— Begin DATA FOR THIS EXERCISE —
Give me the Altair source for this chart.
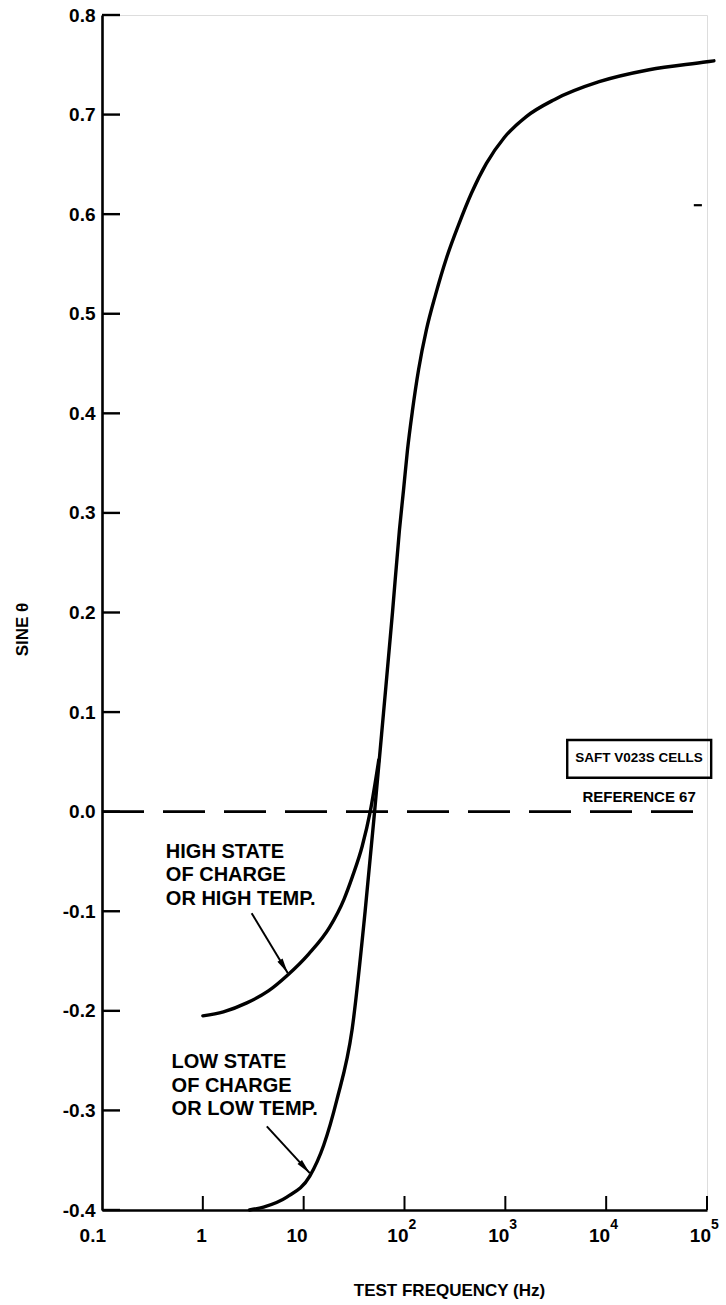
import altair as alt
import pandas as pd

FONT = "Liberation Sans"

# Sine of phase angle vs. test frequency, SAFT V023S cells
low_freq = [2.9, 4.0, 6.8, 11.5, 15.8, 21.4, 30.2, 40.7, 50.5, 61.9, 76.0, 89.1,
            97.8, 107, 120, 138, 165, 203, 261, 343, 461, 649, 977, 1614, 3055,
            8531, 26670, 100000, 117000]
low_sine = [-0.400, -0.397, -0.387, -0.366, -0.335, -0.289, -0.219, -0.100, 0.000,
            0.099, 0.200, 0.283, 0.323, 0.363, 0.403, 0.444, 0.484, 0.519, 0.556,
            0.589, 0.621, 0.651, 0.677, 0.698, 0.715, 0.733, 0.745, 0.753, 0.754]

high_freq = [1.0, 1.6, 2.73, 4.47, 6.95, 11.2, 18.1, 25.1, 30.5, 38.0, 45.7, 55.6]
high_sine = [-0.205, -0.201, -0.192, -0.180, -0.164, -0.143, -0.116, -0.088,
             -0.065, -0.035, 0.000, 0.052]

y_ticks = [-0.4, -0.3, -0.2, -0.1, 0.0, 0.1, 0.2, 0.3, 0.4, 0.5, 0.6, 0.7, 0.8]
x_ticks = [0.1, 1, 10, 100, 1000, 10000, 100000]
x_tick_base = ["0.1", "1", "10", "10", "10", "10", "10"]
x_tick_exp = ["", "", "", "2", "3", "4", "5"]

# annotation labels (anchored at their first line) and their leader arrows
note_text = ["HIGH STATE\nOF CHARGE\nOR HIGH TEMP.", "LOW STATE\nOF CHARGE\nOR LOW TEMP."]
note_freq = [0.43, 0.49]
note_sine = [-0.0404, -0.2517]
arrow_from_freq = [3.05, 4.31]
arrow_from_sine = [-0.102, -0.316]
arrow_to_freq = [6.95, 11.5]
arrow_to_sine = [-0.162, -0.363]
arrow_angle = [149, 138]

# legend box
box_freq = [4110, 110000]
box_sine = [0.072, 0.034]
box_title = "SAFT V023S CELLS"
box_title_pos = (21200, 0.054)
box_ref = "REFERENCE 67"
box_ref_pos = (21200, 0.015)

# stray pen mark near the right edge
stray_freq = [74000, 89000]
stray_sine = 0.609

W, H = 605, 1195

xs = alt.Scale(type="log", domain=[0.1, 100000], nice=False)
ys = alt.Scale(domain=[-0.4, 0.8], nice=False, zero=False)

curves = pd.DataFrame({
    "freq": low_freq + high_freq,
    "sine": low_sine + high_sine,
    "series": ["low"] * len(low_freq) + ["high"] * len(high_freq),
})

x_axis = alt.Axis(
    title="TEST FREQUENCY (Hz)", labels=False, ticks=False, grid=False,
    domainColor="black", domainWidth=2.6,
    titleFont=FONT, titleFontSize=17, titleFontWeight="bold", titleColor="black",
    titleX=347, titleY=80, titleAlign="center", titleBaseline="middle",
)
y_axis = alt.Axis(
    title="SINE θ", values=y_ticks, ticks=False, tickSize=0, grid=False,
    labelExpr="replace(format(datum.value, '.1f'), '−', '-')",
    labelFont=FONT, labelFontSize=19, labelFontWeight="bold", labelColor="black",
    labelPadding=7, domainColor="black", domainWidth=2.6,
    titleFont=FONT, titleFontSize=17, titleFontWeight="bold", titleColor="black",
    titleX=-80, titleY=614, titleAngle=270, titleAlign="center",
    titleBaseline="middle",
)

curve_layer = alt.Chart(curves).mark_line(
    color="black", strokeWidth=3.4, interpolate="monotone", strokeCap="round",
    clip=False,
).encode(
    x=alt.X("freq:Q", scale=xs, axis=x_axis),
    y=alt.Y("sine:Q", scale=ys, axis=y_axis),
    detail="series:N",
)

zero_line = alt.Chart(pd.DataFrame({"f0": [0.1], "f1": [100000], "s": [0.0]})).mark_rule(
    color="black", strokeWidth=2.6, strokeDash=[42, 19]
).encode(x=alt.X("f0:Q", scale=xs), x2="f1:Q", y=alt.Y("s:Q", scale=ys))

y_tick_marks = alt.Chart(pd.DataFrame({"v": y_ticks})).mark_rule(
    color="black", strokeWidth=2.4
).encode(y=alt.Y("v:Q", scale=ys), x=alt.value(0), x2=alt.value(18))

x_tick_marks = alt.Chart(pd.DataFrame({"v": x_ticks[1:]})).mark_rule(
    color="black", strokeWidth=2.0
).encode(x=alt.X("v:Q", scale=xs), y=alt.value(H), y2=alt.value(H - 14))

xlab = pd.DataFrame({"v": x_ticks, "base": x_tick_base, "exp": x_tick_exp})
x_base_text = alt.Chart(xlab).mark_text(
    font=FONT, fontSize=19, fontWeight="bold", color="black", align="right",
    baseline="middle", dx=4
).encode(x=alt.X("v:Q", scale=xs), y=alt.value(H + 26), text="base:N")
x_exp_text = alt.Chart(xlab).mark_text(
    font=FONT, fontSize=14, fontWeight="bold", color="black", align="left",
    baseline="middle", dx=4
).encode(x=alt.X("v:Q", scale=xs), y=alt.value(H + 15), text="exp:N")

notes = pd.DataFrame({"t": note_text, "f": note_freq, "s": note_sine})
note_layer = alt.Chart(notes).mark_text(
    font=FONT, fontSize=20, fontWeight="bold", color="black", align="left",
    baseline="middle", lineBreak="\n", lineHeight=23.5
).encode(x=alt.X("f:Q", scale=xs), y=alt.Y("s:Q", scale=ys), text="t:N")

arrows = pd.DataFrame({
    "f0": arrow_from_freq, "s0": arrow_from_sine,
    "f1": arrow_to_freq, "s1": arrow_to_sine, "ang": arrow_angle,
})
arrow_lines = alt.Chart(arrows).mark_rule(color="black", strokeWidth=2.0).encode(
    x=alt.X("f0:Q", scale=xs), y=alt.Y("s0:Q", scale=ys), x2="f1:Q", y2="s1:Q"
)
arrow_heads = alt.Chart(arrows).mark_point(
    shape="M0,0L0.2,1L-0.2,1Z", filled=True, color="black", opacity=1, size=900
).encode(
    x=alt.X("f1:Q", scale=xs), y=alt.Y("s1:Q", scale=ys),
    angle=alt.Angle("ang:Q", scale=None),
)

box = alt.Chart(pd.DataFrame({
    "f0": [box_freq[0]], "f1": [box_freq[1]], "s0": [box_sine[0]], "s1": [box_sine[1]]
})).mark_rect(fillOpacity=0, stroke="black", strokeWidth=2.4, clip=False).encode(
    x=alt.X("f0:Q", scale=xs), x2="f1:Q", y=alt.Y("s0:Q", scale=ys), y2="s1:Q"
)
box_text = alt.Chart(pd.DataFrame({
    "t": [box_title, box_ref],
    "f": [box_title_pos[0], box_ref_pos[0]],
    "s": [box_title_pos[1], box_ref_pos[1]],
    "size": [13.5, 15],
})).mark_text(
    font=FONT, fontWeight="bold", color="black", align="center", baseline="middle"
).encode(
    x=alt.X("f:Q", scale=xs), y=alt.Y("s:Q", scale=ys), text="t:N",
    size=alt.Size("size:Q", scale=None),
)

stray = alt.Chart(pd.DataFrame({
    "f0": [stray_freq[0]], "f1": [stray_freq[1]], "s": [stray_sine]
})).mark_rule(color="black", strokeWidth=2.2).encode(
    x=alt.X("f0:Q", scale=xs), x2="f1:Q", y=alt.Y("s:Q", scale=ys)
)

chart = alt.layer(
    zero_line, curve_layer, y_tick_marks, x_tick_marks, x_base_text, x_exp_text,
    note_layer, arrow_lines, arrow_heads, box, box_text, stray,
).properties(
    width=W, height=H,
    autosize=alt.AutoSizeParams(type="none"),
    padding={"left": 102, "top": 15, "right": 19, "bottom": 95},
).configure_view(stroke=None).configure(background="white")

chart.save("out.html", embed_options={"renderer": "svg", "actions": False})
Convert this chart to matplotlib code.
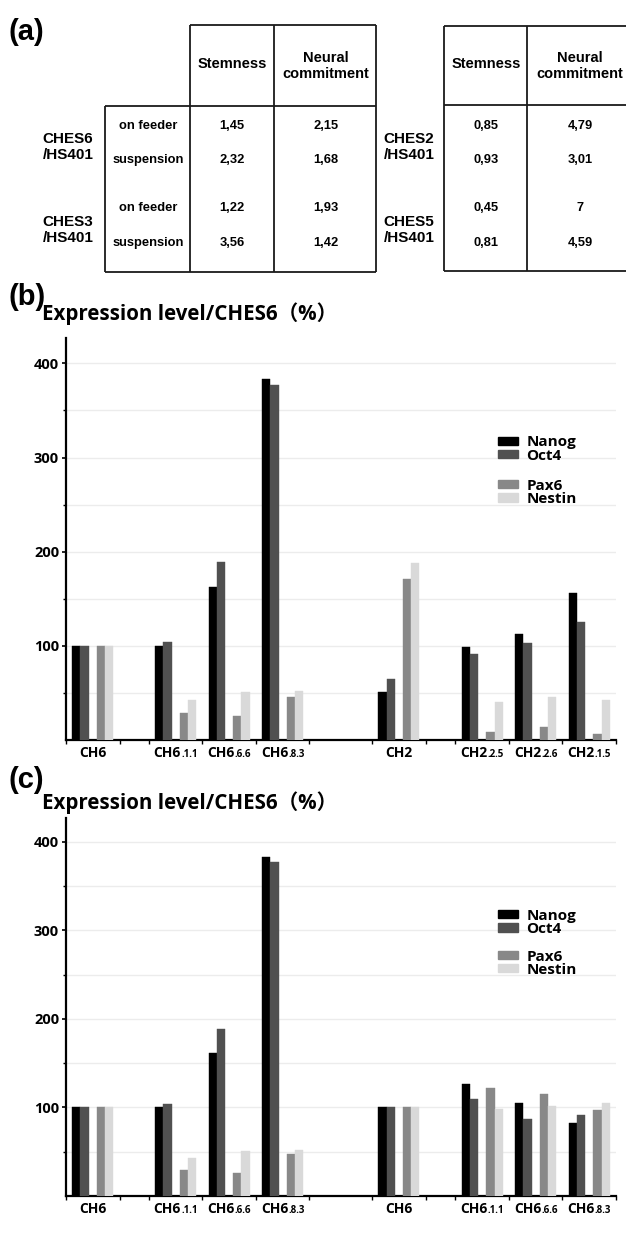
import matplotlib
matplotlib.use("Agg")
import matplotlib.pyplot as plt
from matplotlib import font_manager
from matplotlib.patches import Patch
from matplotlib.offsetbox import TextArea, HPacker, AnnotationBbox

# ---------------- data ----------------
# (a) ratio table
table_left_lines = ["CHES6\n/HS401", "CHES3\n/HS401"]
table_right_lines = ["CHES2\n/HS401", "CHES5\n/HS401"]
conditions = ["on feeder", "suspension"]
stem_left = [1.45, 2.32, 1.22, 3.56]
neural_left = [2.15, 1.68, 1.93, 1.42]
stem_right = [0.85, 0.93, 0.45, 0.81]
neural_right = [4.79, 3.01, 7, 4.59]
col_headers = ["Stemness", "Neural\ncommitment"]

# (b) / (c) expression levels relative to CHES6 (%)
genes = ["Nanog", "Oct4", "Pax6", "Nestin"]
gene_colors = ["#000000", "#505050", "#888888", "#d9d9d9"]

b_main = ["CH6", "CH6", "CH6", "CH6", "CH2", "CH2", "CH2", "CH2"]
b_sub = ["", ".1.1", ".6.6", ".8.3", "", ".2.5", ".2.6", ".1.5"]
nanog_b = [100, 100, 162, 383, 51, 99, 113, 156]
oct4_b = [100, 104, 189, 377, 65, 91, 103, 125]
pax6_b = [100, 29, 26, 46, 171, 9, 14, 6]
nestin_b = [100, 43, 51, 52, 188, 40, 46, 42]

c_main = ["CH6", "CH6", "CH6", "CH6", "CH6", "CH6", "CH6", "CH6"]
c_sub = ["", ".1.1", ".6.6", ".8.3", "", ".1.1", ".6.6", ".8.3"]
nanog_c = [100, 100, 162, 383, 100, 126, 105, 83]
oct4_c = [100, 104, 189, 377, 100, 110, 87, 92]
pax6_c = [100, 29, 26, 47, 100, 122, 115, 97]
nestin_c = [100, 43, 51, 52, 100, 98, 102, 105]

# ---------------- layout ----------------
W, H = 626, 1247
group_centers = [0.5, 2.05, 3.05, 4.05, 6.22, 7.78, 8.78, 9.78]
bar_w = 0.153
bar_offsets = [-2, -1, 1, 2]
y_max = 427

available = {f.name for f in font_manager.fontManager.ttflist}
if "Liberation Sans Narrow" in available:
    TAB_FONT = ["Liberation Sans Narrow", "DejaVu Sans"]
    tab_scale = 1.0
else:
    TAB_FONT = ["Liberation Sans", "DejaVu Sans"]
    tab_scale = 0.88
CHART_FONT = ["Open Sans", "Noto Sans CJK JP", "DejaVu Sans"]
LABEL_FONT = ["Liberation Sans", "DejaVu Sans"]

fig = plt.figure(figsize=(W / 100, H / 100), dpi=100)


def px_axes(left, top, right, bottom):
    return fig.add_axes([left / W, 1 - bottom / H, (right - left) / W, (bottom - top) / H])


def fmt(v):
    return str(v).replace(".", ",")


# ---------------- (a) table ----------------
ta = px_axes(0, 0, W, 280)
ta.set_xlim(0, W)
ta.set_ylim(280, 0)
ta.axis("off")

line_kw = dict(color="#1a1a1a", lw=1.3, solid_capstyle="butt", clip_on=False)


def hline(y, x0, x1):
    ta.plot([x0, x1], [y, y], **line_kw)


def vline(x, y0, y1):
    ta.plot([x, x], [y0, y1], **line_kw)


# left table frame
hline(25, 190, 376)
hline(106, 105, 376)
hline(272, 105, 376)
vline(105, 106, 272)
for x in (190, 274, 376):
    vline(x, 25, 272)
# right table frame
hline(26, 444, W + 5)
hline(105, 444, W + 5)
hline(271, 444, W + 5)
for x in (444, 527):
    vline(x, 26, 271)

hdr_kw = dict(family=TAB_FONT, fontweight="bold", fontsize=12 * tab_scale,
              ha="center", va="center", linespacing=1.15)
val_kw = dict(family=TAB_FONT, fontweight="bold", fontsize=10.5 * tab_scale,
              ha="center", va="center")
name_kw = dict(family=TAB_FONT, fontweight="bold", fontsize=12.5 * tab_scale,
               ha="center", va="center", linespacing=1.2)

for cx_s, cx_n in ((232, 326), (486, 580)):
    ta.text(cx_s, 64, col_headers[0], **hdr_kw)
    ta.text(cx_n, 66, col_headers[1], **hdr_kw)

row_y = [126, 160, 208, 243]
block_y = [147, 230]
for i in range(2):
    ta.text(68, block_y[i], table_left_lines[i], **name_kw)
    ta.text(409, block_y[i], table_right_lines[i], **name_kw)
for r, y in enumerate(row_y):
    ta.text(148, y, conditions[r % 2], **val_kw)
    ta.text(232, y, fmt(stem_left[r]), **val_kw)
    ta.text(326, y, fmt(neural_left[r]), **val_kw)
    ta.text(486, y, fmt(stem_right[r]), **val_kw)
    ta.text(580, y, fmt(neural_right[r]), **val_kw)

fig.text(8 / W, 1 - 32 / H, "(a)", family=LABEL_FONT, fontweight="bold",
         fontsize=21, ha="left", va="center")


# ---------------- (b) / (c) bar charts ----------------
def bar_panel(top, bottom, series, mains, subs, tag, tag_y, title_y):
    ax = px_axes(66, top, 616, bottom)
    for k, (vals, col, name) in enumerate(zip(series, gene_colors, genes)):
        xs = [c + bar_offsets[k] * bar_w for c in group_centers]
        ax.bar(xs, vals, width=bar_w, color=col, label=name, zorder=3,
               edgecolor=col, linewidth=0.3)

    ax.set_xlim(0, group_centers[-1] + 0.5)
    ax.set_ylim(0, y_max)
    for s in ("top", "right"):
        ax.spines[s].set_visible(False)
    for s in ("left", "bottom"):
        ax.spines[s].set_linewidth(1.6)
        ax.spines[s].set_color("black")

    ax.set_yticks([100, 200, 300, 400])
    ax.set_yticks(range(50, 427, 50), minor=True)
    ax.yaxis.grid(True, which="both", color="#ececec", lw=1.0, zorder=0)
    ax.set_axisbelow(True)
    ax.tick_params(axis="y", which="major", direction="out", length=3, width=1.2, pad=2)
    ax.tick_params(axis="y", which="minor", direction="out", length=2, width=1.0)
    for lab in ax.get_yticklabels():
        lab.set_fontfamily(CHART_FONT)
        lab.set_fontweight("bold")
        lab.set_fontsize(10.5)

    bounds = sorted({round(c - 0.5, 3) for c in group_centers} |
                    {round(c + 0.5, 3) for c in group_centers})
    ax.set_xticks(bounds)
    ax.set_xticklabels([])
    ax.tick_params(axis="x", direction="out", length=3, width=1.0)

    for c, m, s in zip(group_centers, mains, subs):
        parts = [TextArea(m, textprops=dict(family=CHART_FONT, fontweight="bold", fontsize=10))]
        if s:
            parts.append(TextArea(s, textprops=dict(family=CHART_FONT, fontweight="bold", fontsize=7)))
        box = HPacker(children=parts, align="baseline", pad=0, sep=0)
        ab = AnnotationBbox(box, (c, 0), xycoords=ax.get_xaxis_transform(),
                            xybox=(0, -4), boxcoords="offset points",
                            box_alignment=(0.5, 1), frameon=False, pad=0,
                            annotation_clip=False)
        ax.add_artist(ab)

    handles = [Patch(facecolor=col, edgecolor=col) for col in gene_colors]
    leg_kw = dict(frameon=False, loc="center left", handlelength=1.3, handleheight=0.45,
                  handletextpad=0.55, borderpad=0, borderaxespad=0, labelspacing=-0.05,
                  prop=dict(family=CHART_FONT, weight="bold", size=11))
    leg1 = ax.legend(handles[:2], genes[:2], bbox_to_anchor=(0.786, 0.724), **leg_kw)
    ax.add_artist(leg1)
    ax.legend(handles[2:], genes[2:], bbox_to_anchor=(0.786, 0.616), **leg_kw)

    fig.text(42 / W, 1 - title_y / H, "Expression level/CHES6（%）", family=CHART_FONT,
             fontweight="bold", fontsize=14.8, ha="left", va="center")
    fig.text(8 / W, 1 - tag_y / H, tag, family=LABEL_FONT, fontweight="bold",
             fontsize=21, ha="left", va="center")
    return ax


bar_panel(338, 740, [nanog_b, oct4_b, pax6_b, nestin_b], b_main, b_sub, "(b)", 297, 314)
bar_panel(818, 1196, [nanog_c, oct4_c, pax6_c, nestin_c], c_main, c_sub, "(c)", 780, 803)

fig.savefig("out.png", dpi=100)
— End DATA FOR THIS EXERCISE —
● INSTRUCTIONS FOR THE TASK
Word for word, retype the lines in the entries above that run from the one with "Convert this chart to matplotlib code." through the one with "from matplotlib.offsetbox import". Both ends count; pictures do not.

● REPLY TO THE TASK
Convert this chart to matplotlib code.
import matplotlib
matplotlib.use("Agg")
import matplotlib.pyplot as plt
from matplotlib import font_manager
from matplotlib.patches import Patch
from matplotlib.offsetbox import TextArea, HPacker, AnnotationBbox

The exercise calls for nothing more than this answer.